|The third chapter in our Beijing Fashionista trilogy centers on timepieces. It is something not everyone gets as to why one needs an expensive watch when most of them at any price range keep adequate time. Moreover, how important is it that the time be that precise after all? Therefore, you would have to presuppose an expensive timepiece is needed to set yourself apart from the common riff-raff. These issues present a complex conundrum to the wealthy young Chinese trying to evidence pride in the “coolness” of modern China but not being able to fully showcase their level of wealth.
Recently, the FT published an article entitled China’s Young Luxury Consumers Warm to Home Grown Brands with a subtitle National Pride is Changing Attitudes, but Chinese Watchmakers Lack the Marketing to Compete with Global Rivals. You should remember the FT publishes a supplement named How to Spend It. If you are in a high-end, consumer-oriented business, and your product finds its way into that publication, you have made it! As an aside, millennial Chinese account for two-thirds of all luxury spending in China.
Watch enthusiast, Li Yanzhe, is one of 400 million Chinese millennials that will become a dominant force of Chinese luxury spending. Despite Li Yanzhe’s pride in the local brands of China’s products, he is reluctant to divert his $15,000 annual watch budget to local brands. Sit back and reflect on that comment a moment in so many different dimensions. Apparently, he struggles to connect with local watch brands. Perhaps people wear expensive watches not because of their mechanical time-keeping capability, but because everyone knows they are expensive. Moreover, China’s retail market for watches grew to $11.4 billion in 2018.
Accordingly, as it is a big business, how do the Chinese watchmakers crack it? Many say that the Chinese can make quality watches but lack the marketing capability to propel them into the higher end of the market. Not surprisingly, Swiss brands dominate China’s high-end timepiece market. The remainder of the lower-end market is left to the rest of the world. However, China is attempting to shift the market in its 13th five-year plan to move Chinese watches out of the low-end brand category. What does it take to make a premium watch?
There are several Chinese brands in the $200 to $500 price range, one of which is shown below.
These watches compete with the Japanese Seiko, Citizen and Casio brands, all of which have hip and cool looking watches. Therefore, maybe the answer to why Chinese watches cannot compete with the higher-end foreign brands is that they look like a bad dream. It is not the marketing but the design and appearance.
At the end of the day, it is design and taste whether it be clothing, watches or automobiles that make a product appealing. It is one thing for low-cost labor to crank out manufactured items at a cost far below what the rest of the world can do. International concerns have their products made in China for that very cost reason. However, it is another matter to design something appealing to attract others to identify with it and want to have it. The product might perform the task but the design must make it appealing.
If you or your ancestors only had Mao suits as a clothing option, you had no idea of freedom of choice or any other option.
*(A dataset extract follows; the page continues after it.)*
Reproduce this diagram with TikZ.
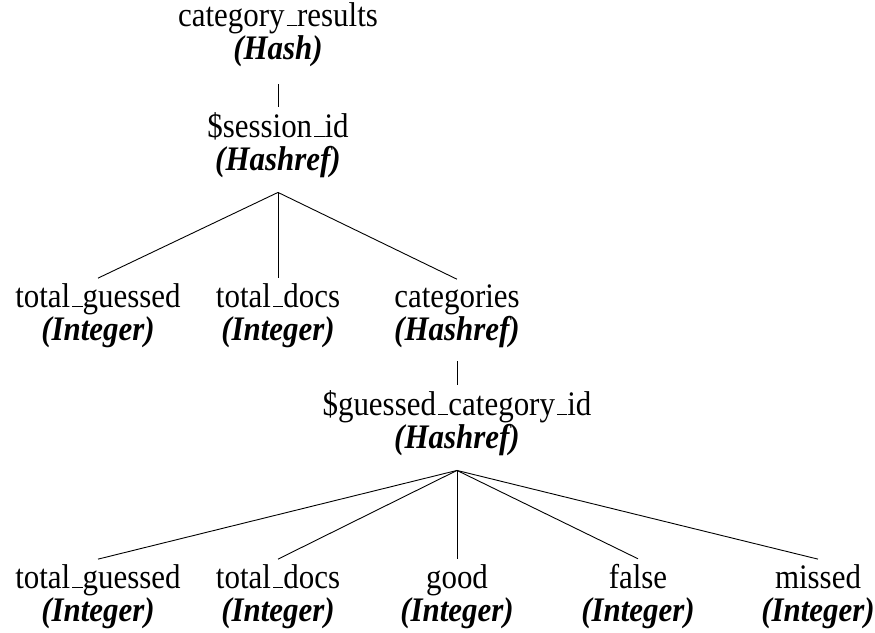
\documentclass[tikz,border=0pt]{standalone}
\usepackage{fontspec}
\setmainfont{Liberation Serif}[FakeStretch=0.9]

% underscore drawn as a short rule on the baseline
\newcommand{\us}{\leavevmode\kern.06em\vbox{\hrule height 1.4pt depth 0pt width .3em}}
% type annotation under each field name
\newcommand{\typ}[1]{\textbf{\textit{(#1)}}}
% two-line label: field name above, type below
\newcommand{\fld}[2]{\begin{tabular}[t]{@{}c@{}}#1\\\typ{#2}\end{tabular}}

\begin{document}
\begin{tikzpicture}[x=1pt,y=-1pt,
    field/.style={anchor=base,inner sep=0pt,outer sep=0pt,
      font=\fontsize{34.4pt}{32pt}\selectfont},
    edge/.style={draw=black,line width=0.9pt}]
  \useasboundingbox (0,0) rectangle (875,632);

  % level 0
  \node[field] (root) at (278,26) {\fld{category\us results}{Hash}};
  % level 1
  \node[field] (sess) at (278,137) {\fld{\$session\us id}{Hashref}};
  % level 2
  \node[field] (tg1) at (98,307)  {\fld{total\us guessed}{Integer}};
  \node[field] (td1) at (278,307) {\fld{total\us docs}{Integer}};
  \node[field] (cat) at (457,307) {\fld{categories}{Hashref}};
  % level 3
  \node[field] (gid) at (457,415) {\fld{\$guessed\us category\us id}{Hashref}};
  % level 4
  \node[field] (tg2)  at (98,588)  {\fld{total\us guessed}{Integer}};
  \node[field] (td2)  at (278,588) {\fld{total\us docs}{Integer}};
  \node[field] (good) at (457,588) {\fld{good}{Integer}};
  \node[field] (fal)  at (638,588) {\fld{false}{Integer}};
  \node[field] (mis)  at (818,588) {\fld{missed}{Integer}};

  % branching points just below each parent
  \coordinate (f0) at ([yshift=-15pt]root.south);
  \coordinate (f1) at ([yshift=-12pt]sess.south);
  \coordinate (f2) at ([yshift=-11pt]cat.south);
  \coordinate (f3) at ([yshift=-12pt]gid.south);

  \tikzset{top/.style={yshift=5pt}}
  \draw[edge] (f0) -- ([top]sess.north);
  \draw[edge] (f1) -- ([top]tg1.north);
  \draw[edge] (f1) -- ([top]td1.north);
  \draw[edge] (f1) -- ([top]cat.north);
  \draw[edge] (f2) -- ([top]gid.north);
  \draw[edge] (f3) -- ([top]tg2.north);
  \draw[edge] (f3) -- ([top]td2.north);
  \draw[edge] (f3) -- ([top]good.north);
  \draw[edge] (f3) -- ([top]fal.north);
  \draw[edge] (f3) -- ([top]mis.north);
\end{tikzpicture}
\end{document}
Therefore, perhaps design taste is a freedom that has yet to find its way into the Chinese culture since the time of a suppressive state. For a country that contributed so much to mankind, it has been lacking in cultural contributions since the Ming Dynasty which was a long time ago. Chairman Mao sort of forced everyone into the same mold so there was little freedom of choice or selection. Sadly, there is nothing on the horizon there that would suggest a change.